When you think of the Roman Emperor Nero, you are most likely to think about him as a tyrant and madman who just sat back as Rome was destroyed in a fire, who persecuted his people and of course had his mother murdered. But this new exhibition aims to transform this view and argues that a lot of was said about Nero was perhaps not true.
This new British Museum is as you would expect, is meticulously filled with detail and fascinating facts that really immerse the visitor into Nero’s 14 year reign as Emperor – including the plenty of family drama that can actually be slightly overwhelming to keep up with. But equally, it is a display that feels very cynical about the reliability of the ancient writers who did what they could to discredit him as a leader, hinting at what they said was our equivalent to ‘fake news’ who preferred to focus on his political enemies (all of whom were jostling for power) and what they thought of his policies.
The story of Nero is filled with so much drama and extraordinary events that it is impossible not to be swept away by it all, particularly when it is all highlighted through so many dazzling objects, statues and other works that have clearly been selected with great care.
But it is also the way in which it has all been presented that also enhances the epic scale of this exhibition. In particular The Great Fire of Romes comes with dramatic sound effects and projections to highlight the devastation that the tragedy caused as well as a piece of fire-warped grating to capture the disaster. Elsewhere, Nero’s enjoyment of theatricality and performance is presented with great elegance with numerous figurines and objects to highlight his passion.

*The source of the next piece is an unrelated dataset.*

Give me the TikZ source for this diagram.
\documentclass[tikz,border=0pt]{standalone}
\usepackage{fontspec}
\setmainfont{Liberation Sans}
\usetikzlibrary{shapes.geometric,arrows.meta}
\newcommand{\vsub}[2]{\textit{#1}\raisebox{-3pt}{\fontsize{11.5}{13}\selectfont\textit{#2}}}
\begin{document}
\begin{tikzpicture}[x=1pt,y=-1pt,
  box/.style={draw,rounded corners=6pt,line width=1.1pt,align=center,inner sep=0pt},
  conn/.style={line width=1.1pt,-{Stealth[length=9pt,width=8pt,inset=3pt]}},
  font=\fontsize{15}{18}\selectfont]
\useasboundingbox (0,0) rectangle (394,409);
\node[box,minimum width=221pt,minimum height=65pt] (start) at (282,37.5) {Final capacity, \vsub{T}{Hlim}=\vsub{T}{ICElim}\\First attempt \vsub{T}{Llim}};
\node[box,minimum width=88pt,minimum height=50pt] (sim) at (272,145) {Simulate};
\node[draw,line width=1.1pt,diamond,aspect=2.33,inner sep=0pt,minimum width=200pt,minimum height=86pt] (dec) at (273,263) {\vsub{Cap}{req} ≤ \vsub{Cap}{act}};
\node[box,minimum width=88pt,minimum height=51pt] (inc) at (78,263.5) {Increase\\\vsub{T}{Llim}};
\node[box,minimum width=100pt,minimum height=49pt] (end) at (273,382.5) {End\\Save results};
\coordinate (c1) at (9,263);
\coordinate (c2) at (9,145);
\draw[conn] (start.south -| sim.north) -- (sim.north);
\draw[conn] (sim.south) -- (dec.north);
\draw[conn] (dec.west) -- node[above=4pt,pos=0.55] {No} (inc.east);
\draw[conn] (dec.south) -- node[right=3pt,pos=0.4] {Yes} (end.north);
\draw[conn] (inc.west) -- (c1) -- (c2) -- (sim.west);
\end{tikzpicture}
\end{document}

Just as intriguing are the numerous coins that are on display, with each of them also a powerful way of showcasing Nero’s story and his rise and fall. In particular, the early coins that were created during his rise also show the changing relationship with his mother Agrippina – and given her ending it feels extremely chilling to study these. There are plenty of other moments dotted throughout that show the contrasting sides of Nero’s reign – including a statue of a chubby little lamp-bearer asleep – but with the story alongside it of how a Senator was murdered by one of his household staff and that led to to all the enslaved members of his household were then executed – with Nero opting to uphold the law despite the protests of his people. But in contrast to this, the Parthian war moments show his diplomacy.

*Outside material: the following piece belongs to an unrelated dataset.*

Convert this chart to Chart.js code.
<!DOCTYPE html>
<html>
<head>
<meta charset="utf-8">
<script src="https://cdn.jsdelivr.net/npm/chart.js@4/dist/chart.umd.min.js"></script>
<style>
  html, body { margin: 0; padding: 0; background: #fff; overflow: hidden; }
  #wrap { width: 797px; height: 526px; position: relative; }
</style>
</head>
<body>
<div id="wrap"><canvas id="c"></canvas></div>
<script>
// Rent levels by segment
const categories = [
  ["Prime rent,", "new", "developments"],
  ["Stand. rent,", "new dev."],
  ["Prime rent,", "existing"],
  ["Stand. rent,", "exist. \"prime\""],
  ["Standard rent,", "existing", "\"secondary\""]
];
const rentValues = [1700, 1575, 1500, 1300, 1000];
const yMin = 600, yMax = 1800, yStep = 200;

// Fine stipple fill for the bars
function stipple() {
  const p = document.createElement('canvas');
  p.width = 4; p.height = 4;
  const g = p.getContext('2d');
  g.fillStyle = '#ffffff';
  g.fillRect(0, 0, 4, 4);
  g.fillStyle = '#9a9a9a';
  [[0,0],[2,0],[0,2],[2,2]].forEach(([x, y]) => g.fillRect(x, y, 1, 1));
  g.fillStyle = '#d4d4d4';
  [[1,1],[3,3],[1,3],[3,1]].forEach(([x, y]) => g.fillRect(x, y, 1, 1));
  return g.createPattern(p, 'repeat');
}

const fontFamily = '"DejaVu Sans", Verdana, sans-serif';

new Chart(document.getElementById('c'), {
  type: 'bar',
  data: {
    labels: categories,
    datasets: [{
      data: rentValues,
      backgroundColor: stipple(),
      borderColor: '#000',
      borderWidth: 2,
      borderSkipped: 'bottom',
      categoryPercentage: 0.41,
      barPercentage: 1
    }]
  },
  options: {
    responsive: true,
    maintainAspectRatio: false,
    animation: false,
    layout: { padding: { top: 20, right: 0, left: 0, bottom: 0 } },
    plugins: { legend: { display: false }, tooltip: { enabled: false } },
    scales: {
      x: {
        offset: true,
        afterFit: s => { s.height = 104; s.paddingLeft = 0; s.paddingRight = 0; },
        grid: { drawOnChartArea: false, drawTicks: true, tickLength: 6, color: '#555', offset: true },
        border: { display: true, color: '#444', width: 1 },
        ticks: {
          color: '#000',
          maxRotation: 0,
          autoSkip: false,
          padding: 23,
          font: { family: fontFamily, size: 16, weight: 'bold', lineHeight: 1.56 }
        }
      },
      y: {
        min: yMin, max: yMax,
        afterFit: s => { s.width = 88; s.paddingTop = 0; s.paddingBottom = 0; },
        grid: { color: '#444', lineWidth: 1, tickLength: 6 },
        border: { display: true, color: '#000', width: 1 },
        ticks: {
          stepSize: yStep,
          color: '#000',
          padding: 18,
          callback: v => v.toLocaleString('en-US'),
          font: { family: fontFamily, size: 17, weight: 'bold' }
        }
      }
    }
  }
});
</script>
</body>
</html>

It is an exhibition that is certainly filled with plenty of drama and dazzling research and it does open up the question as to what Nero really was like as a leader. But in places, the way in which it has been laid out structurally feels a little muddled, particularly during the middle section of the display which seems to revert back to his relationship with the females in his life which deserved a bigger and more detailed section. However, it is still worth a visit as it really gets to the heart of this fascinating leader.
By Emma Clarendon
Nero: The Man Behind the Myth is on display at the British Museum until the 24th October.